Whatever you feel about United and US Airways, and I would call them middling (although heaven help us on a bad USAir day), you can’t fault the logic of a merger that would increase fares, since these guys really need the money.

Wait a minute, watch me.

First of all, as industry consultant Boyd Group has pointed out, capacity has a way of hanging around: the Delta/Northwest merger hasn’t reduced capacity at combined outfit. But even if a merged US Airways/United parks some planes in the Arizona desert and eliminates overlapping flights from, say, JFK to LAX, there’s always someone like Virgin America, JetBlue or Southwest who smells opportunity.  That’s if they can get their hands on the airport slots, but even if they can’t get slots at JFK, they can look to nearby airports like Stewart International.

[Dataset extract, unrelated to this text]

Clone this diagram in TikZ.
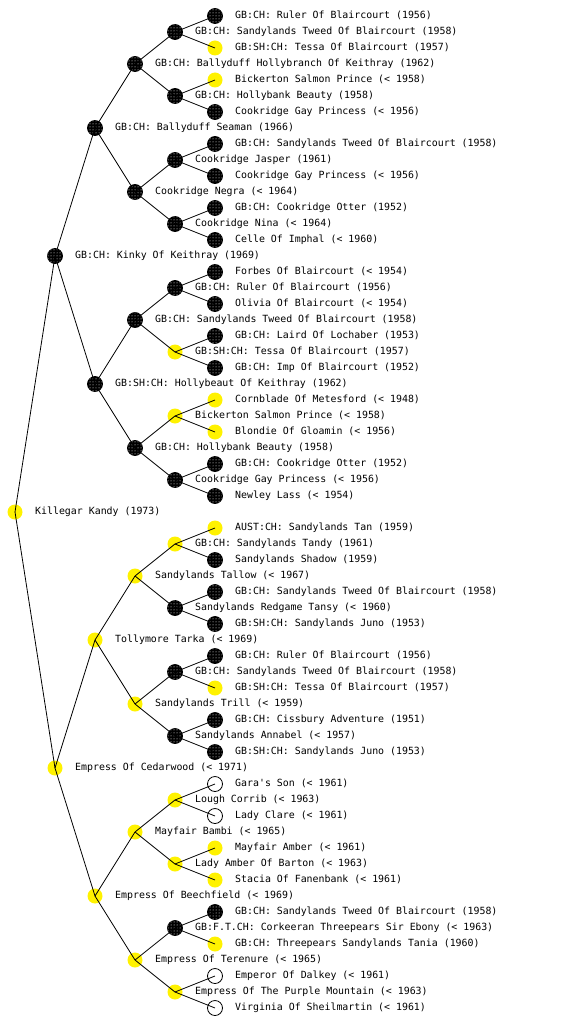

However they do it, the newer players relish taking on the old line carriers because the service the newer guys offer is, shall we say, very competitive.

Nor will the merger prevent new airlines from giving it a go. This is one of the crazier aspects of the airline game: the barriers to entry aren’t all that high. What do you need. Jets? No problem—they are available by the dozen, with cheap leases, since so many were taken out by the recession. Pilots? How many would you like, since there are thousands of highly-trained, experienced, air jockeys waiting with bags packed. Airline executives, air and ground crews? Name your price. For some strange reason, people fall in love this industry; they also love employment. Regulators? Oh, please. The biggest problem you’ll have is getting past the other airlines, which will seek to shoot down your FAA certification at every turn. Nope, you just need money, and while that is tight right now it won’t always be. That’s why there have been more than 500 startups since deregulation began in the late 70s.

The fact that most of them have failed won’t stop anyone from trying again. And the fact that most mergers don’t work won’t stop the legacy airlines from trying to make their problems go away by making a name disappear.